NJ Bill Would Force Middle Schoolers to Learn About Tweeting

Because they definitely wouldn't pick it up on their own.

"Made out with a hot dog? That was one time!" (Photo: Getty)

“Made out with a hot dog? That was one time!” (Photo: Getty)

The New Jersey Senate has passed a bill mandating a course on responsible social media use for sixth-through-eighth graders, because adults are always so good at teaching young people about tech.

It won’t just cover Twitter and Facebook — and hopefully the proper techniques for finger-scribbling all over a Snapchat photo. In addition, kids taking the class will learn about “cyber safety, cyber security, and cyber ethics,” according to NJ.com.

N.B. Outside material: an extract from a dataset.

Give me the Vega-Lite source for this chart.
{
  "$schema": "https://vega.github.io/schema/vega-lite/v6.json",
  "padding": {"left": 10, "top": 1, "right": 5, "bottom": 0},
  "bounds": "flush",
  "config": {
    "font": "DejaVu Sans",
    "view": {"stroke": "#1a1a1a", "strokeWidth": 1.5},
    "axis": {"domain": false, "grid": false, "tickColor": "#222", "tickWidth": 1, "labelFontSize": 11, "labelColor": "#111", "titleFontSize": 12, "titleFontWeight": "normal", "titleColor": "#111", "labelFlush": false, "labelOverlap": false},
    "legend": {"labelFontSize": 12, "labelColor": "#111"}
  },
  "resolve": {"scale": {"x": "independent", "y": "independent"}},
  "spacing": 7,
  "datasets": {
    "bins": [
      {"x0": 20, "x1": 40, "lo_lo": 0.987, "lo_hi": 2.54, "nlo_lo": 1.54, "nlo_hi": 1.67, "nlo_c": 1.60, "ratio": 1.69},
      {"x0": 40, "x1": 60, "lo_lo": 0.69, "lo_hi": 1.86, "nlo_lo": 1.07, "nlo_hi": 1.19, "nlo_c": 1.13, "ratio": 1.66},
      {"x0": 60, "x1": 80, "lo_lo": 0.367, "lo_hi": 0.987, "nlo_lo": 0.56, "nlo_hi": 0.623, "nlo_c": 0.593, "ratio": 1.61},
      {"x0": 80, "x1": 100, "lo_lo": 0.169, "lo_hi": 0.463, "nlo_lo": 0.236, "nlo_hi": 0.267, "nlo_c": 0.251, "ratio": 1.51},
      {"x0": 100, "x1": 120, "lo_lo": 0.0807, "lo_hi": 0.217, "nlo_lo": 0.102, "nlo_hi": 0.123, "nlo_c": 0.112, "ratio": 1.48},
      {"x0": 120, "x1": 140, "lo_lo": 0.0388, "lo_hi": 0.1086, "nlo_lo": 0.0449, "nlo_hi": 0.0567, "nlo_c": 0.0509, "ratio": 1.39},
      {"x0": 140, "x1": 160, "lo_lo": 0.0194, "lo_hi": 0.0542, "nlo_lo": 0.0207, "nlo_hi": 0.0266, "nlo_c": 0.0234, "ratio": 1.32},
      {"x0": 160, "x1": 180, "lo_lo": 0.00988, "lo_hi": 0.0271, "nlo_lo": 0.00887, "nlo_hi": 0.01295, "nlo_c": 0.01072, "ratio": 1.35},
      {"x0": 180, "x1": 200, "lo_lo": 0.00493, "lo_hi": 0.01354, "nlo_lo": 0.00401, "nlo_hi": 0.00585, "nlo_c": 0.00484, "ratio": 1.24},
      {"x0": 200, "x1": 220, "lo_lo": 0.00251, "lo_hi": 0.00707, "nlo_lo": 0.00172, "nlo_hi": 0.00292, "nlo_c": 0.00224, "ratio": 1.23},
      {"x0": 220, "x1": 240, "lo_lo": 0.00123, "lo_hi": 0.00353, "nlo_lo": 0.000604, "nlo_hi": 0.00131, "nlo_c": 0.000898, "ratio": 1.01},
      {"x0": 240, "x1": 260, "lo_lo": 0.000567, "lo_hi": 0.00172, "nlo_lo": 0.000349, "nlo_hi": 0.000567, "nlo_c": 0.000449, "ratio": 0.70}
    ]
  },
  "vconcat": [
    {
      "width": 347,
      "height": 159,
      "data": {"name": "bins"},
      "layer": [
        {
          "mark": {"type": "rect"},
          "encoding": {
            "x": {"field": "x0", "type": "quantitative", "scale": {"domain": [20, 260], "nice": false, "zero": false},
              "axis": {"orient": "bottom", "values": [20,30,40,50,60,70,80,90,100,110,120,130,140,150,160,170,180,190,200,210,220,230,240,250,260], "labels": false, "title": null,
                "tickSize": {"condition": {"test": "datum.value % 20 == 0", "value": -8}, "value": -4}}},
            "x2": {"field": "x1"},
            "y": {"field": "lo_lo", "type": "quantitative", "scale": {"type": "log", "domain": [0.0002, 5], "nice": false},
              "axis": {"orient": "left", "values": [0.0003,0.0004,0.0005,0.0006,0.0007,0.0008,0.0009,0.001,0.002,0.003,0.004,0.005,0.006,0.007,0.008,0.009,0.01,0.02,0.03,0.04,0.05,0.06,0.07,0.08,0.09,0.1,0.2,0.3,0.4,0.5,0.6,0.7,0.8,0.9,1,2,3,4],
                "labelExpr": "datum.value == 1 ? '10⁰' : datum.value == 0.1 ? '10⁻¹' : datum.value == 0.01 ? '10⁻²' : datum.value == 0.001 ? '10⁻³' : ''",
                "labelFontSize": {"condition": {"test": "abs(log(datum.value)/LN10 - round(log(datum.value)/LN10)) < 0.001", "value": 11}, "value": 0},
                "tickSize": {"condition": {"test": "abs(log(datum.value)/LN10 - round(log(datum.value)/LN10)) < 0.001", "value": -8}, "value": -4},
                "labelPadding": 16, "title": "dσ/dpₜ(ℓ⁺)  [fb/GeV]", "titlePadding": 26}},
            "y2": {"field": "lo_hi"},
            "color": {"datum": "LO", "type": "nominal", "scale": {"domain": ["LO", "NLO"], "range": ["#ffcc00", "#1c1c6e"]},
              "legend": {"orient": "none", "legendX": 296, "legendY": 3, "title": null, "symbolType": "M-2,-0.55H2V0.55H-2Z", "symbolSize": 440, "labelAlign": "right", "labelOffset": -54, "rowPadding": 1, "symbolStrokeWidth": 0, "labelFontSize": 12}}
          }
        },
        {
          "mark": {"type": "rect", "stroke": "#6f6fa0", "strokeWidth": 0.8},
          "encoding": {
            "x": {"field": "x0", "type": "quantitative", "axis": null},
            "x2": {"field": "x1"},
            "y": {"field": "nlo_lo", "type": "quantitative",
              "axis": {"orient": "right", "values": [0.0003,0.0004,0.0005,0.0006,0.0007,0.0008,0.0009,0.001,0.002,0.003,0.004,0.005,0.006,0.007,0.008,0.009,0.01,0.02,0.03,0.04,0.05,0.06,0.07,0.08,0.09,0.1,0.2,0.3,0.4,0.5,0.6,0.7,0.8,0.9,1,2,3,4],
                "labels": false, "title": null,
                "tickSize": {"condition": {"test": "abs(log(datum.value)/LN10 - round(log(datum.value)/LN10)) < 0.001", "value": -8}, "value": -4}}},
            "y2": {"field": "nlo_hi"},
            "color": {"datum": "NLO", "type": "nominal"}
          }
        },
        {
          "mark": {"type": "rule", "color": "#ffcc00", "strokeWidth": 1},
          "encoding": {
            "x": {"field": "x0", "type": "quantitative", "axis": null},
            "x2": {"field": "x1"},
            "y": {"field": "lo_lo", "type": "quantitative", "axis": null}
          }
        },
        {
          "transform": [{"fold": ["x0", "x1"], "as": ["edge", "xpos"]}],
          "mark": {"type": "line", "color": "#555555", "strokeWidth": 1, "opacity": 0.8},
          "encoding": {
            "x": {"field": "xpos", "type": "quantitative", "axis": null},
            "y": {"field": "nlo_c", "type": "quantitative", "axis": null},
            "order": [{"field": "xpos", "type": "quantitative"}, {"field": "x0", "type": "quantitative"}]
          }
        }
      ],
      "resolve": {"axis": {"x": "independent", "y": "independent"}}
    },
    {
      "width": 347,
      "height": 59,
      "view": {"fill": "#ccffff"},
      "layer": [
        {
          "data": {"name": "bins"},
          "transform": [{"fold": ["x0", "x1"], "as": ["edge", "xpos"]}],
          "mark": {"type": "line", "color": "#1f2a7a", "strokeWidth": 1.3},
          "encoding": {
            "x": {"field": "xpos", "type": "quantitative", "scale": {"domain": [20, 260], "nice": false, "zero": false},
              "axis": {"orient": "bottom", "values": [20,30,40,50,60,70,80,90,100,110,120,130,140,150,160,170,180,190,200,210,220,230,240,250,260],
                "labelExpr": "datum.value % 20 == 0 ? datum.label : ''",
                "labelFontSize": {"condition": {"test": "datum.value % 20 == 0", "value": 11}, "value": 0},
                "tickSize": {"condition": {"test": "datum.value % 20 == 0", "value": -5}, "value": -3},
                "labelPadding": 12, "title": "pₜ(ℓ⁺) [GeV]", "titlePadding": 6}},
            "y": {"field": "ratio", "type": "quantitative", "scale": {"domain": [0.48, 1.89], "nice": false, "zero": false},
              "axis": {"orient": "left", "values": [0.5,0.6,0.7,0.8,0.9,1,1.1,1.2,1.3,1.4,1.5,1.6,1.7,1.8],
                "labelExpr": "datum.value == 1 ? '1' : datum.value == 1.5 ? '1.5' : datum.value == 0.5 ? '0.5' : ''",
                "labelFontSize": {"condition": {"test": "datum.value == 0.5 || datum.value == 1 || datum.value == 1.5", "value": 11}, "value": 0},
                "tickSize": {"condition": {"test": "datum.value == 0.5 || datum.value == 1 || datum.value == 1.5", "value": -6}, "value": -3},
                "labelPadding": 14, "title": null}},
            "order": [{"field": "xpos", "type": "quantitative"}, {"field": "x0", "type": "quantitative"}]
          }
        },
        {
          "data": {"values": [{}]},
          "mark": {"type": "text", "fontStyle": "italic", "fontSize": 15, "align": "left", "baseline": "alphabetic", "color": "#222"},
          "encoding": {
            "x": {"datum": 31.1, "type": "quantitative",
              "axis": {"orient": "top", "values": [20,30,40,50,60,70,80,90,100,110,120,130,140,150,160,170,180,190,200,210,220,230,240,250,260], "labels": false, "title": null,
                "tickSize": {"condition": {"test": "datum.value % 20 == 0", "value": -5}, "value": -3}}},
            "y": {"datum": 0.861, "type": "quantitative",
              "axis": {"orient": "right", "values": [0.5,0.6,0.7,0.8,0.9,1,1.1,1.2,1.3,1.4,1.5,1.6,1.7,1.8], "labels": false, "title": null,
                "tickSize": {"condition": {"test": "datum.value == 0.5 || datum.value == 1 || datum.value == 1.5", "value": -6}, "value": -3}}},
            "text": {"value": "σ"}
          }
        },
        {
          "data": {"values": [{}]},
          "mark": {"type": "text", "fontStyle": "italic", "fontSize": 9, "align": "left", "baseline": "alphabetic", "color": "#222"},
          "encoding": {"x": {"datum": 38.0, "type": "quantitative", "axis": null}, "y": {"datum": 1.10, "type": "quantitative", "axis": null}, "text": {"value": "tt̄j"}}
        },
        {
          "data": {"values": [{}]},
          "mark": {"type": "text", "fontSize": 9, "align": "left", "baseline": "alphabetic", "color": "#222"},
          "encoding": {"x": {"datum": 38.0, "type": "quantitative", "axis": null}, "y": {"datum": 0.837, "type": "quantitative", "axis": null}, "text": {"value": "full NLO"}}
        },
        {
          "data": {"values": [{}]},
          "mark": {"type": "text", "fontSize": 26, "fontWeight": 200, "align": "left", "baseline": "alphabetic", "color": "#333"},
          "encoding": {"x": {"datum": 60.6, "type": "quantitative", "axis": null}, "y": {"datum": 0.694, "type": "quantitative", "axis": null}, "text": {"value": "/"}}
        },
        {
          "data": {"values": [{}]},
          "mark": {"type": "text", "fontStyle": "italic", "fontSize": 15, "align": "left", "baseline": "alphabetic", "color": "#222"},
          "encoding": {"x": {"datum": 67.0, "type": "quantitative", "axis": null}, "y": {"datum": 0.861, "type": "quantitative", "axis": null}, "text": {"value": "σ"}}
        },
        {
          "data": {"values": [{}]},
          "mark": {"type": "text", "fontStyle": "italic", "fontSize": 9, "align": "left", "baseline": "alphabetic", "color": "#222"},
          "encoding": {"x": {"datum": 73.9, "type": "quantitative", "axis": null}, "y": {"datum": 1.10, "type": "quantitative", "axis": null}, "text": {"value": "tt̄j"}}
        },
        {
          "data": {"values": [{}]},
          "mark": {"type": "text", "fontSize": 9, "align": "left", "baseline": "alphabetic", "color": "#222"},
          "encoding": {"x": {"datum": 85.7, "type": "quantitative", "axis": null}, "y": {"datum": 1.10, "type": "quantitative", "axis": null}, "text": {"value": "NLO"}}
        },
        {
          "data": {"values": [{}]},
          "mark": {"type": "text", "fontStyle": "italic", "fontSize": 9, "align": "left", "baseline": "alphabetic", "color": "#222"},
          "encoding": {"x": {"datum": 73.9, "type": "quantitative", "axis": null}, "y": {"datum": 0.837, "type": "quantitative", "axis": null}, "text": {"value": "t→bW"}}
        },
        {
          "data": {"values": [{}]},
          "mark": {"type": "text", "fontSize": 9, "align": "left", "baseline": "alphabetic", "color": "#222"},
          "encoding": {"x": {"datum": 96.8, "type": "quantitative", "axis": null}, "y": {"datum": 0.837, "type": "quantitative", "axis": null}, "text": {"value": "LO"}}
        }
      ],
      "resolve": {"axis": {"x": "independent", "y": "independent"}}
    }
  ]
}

A nice thought, since kids can be little shits. Still, we imagine the classes will be about as successful in preventing Facebook abuse as D.A.R.E. is at keeping kids from binge-drinking.

A Democratic Senator from Essex County notes that cyber-bullying is becoming a serious problem.

“It is never too early to teach our youth that online actions in the digital world have far-reaching consequences in real life, and this bill goes a long way towards doing that,” Senator M. Teresa Ruiz said.

 At the very least, this reporter knows from experience that these classes will be a walk in the park compared to the forced NJ history curriculum they push on you in fourth grade.